Wix’s fiscal 2026 guidance includes a "wider-than-normal range," with an initiative called Base44 representing the largest variable. Management has indicated that the company’s expansion will entail "higher incremental AI and marketing costs," and that investors should expect "significant FCF margin compression in F26." Kesavabhotla noted that those investments could underpin longer-term growth but raise uncertainty in the near term.
The analyst also flagged mixed sentiment around Base44, saying that Wix still needs to show it can scale the asset efficiently. In the current environment, where investor focus on AI-driven business models is heightened, Baird cautioned that Wix remains the type of company that could prompt increased investor scrutiny.
What this collection of moves signals
Taken together, these analyst actions highlight distinct themes across the AI value chain: investors and research teams are rewarding exposure to datacenter and interconnect technologies, while memory suppliers are benefiting from improving pricing dynamics. At the same time, software and services providers face scrutiny when monetization models or leadership changes introduce uncertainty that could weigh on near-term metrics.

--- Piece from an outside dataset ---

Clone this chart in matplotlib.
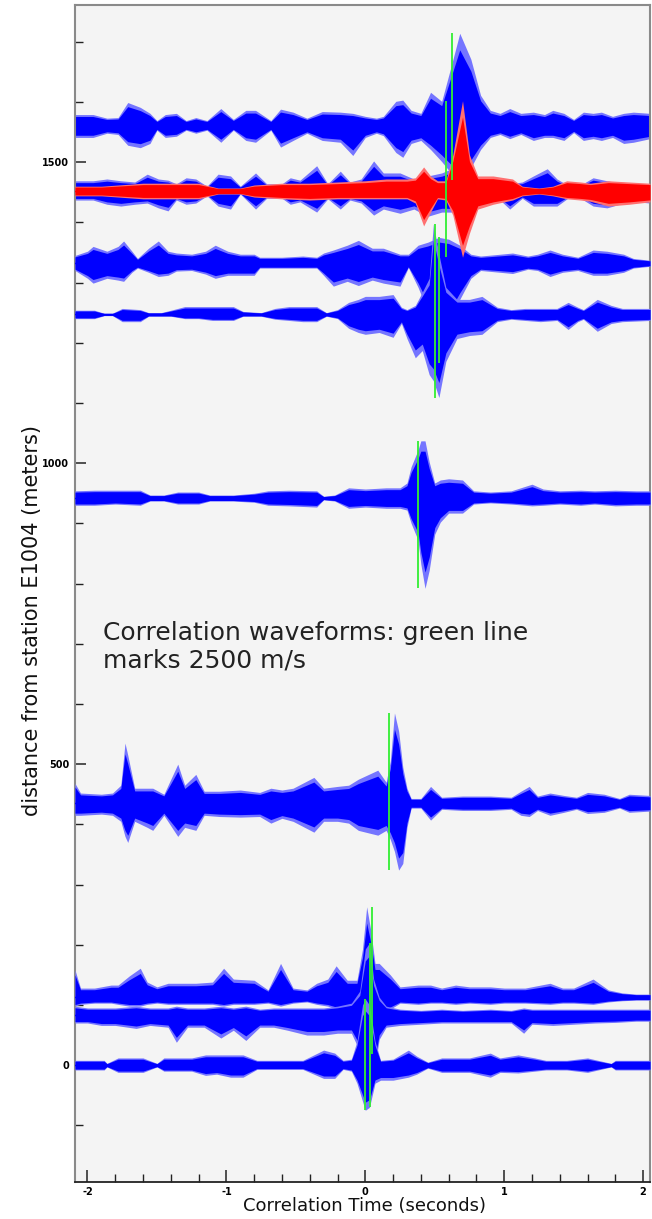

Analysts adjusted valuations and ratings on the basis of recent execution evidence, financing moves, and market sentiment. Some firms were upgraded after significant share-price declines or clearer financing plans, while others were downgraded because of leadership transitions, shifts in monetization or upcoming investment cycles that may compress margins before potential longer-term gains.
Bottom line
This week’s activity shows how analyst views are recalibrating around both opportunity and risk in AI-related sectors: network infrastructure and memory names attracted bullish attention as demand and pricing dynamics improved, whereas software-facing companies and high-growth businesses with upcoming investment cycles drew more cautious assessments amid execution and leadership uncertainties.
Investors monitoring AI exposure should consider not only demand drivers but also company-specific factors such as financing, product monetization pathways and management transitions that analysts flagged as having material near-term implications.